Last week, the area felt the effects of a heat wave that swept through much of the central and eastern United States. Five days last week, temperatures rose past 90 degrees, leading the weather service to place much of the region under a heat advisory.
So far, the area has had 5.4 inches of rainfall in July.
Bill Rice, 54, of Putnam County, said the combination of too much rain and excessive heat has put his 150-acre operation more than a month behind schedule.
"I'm just now getting the first cutting done," he said. "There may not be some second cuttings because the weather put me so far behind and it won't have time to come back."
Rice said he has been forced to work around the weather, cutting his fields when he normally wouldn't just because the rain finally let up.

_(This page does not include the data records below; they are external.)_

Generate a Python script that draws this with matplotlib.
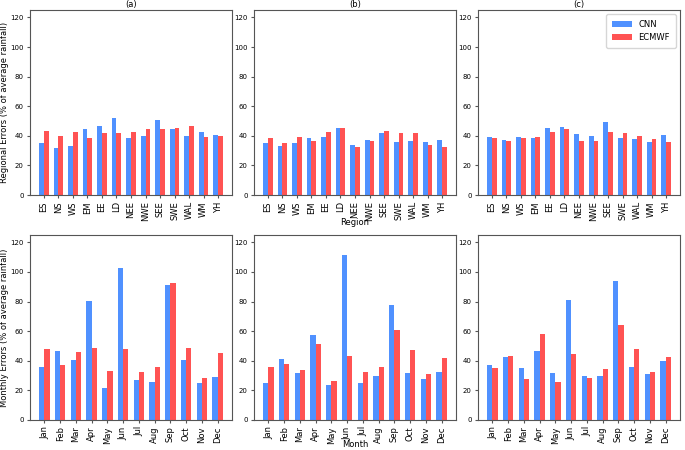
import numpy as np
import matplotlib
matplotlib.use('Agg')
import matplotlib.pyplot as plt

regions = ['ES', 'NS', 'WS', 'EM', 'EE', 'LD', 'NEE', 'NWE', 'SEE', 'SWE', 'WAL', 'WM', 'YH']
months = ['Jan', 'Feb', 'Mar', 'Apr', 'May', 'Jun', 'Jul', 'Aug', 'Sep', 'Oct', 'Nov', 'Dec']

reg_cnn_a = [35.0, 31.6, 33.0, 44.3, 46.8, 51.8, 38.4, 39.8, 50.8, 44.5, 40.2, 42.3, 40.7]
reg_ecm_a = [43.2, 40.2, 42.9, 38.2, 42.0, 41.6, 42.9, 44.3, 44.5, 45.4, 46.3, 39.3, 39.8]
reg_cnn_b = [34.8, 33.2, 34.8, 38.2, 39.5, 45.2, 33.7, 37.3, 41.8, 35.5, 36.4, 35.9, 37.3]
reg_ecm_b = [38.4, 34.8, 39.1, 36.8, 42.9, 45.6, 32.3, 36.8, 43.4, 42.0, 41.6, 34.1, 32.3]
reg_cnn_c = [39.1, 37.5, 39.5, 38.4, 45.4, 45.9, 40.9, 40.2, 49.0, 38.4, 37.7, 35.9, 40.7]
reg_ecm_c = [38.4, 36.4, 38.2, 38.9, 42.5, 44.7, 36.8, 36.8, 42.5, 42.0, 40.2, 37.7, 35.7]

mon_cnn_a = [35.8, 46.9, 40.8, 80.1, 21.3, 102.6, 26.9, 25.8, 91.5, 40.8, 24.7, 28.8]
mon_ecm_a = [47.8, 37.1, 45.7, 48.9, 32.8, 47.8, 32.1, 35.5, 92.6, 48.9, 28.3, 45.1]
mon_cnn_b = [25.1, 41.0, 31.7, 57.3, 23.8, 111.4, 24.7, 29.7, 77.9, 31.7, 27.8, 32.6]
mon_ecm_b = [35.5, 38.0, 34.0, 51.6, 26.5, 43.2, 32.6, 35.8, 61.1, 47.1, 30.8, 41.9]
mon_cnn_c = [37.4, 42.3, 35.3, 46.6, 31.9, 81.3, 29.4, 29.9, 93.7, 35.8, 31.2, 39.6]
mon_ecm_c = [35.3, 43.0, 27.8, 58.0, 25.8, 44.8, 28.3, 34.6, 64.3, 48.0, 32.6, 42.8]

blue = '#3d85ff'
red = '#ff4040'
w = 0.33
fs = 6

fig = plt.figure(figsize=(6.85, 4.5), dpi=100)
lefts = [30/685, 254/685, 478/685]
width = 202/685
height = 185/450

top_data = [(reg_cnn_a, reg_ecm_a), (reg_cnn_b, reg_ecm_b), (reg_cnn_c, reg_ecm_c)]
bot_data = [(mon_cnn_a, mon_ecm_a), (mon_cnn_b, mon_ecm_b), (mon_cnn_c, mon_ecm_c)]
titles = ['(a)', '(b)', '(c)']

def draw(ax, cats, cnn, ecm):
    x = np.arange(len(cats))
    ax.bar(x - w/2, cnn, w, color=blue, alpha=0.9, label='CNN')
    ax.bar(x + w/2, ecm, w, color=red, alpha=0.9, label='ECMWF')
    ax.set_xticks(x)
    ax.set_xticklabels(cats, rotation=90, fontsize=fs)
    ax.set_ylim(0, 125)
    ax.set_yticks(range(0, 121, 20))
    ax.tick_params(axis='y', labelsize=5)
    ax.tick_params(length=2.5, color='#555555', pad=2)
    for s in ax.spines.values():
        s.set_color('#555555')

for i in range(3):
    ax = fig.add_axes([lefts[i], 1 - 195/450, width, height])
    draw(ax, regions, *top_data[i])
    ax.set_title(titles[i], fontsize=fs, pad=2)
    if i == 0:
        ax.set_ylabel('Regional Errors (% of average rainfall)', fontsize=fs)
        ax.yaxis.set_label_coords(-0.105, 0.5)
    if i == 1:
        ax.set_xlabel('Region', fontsize=fs, va='center')
        ax.xaxis.set_label_coords(0.5, -0.151)
    if i == 2:
        ax.legend(loc='upper right', fontsize=fs, borderpad=0.7, handlelength=2.4)

    ax = fig.add_axes([lefts[i], 1 - 420/450, width, height])
    draw(ax, months, *bot_data[i])
    if i == 0:
        ax.set_ylabel('Monthly Errors (% of average rainfall)', fontsize=fs)
        ax.yaxis.set_label_coords(-0.105, 0.5)
    if i == 1:
        ax.set_xlabel('Month', fontsize=fs, va='center')
        ax.xaxis.set_label_coords(0.5, -0.135)

fig.savefig('out.png', dpi=100)
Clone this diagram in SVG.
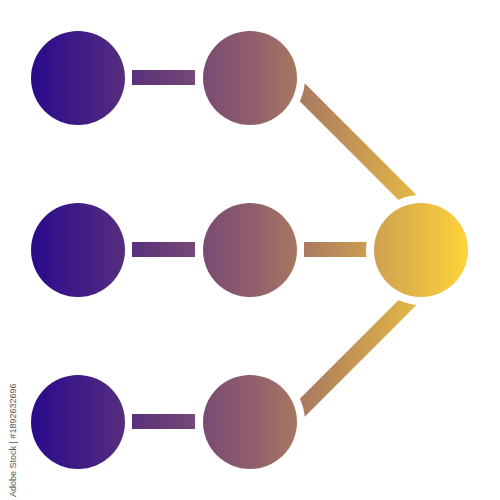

"As soon as it stops raining, I'll have to jump in and start cutting even though it's wet," he said. "Normally I like at least a day or two for the ground to drain before I start cutting, but I just haven't had that option."
Because of the delays, Rice said he doubts he'll be able to turn a profit from this year's harvests.
"This year's going to be lucky to break even, with all this loss. When the hay is like this, people don't want to buy it. They look at it and say, 'That hay's bad,' and you end up having to drop the price."
Rice said his overall bottom line would ultimately depend on conditions for the rest of summer.
"This all depends on the weather, and we all depend on it," he said.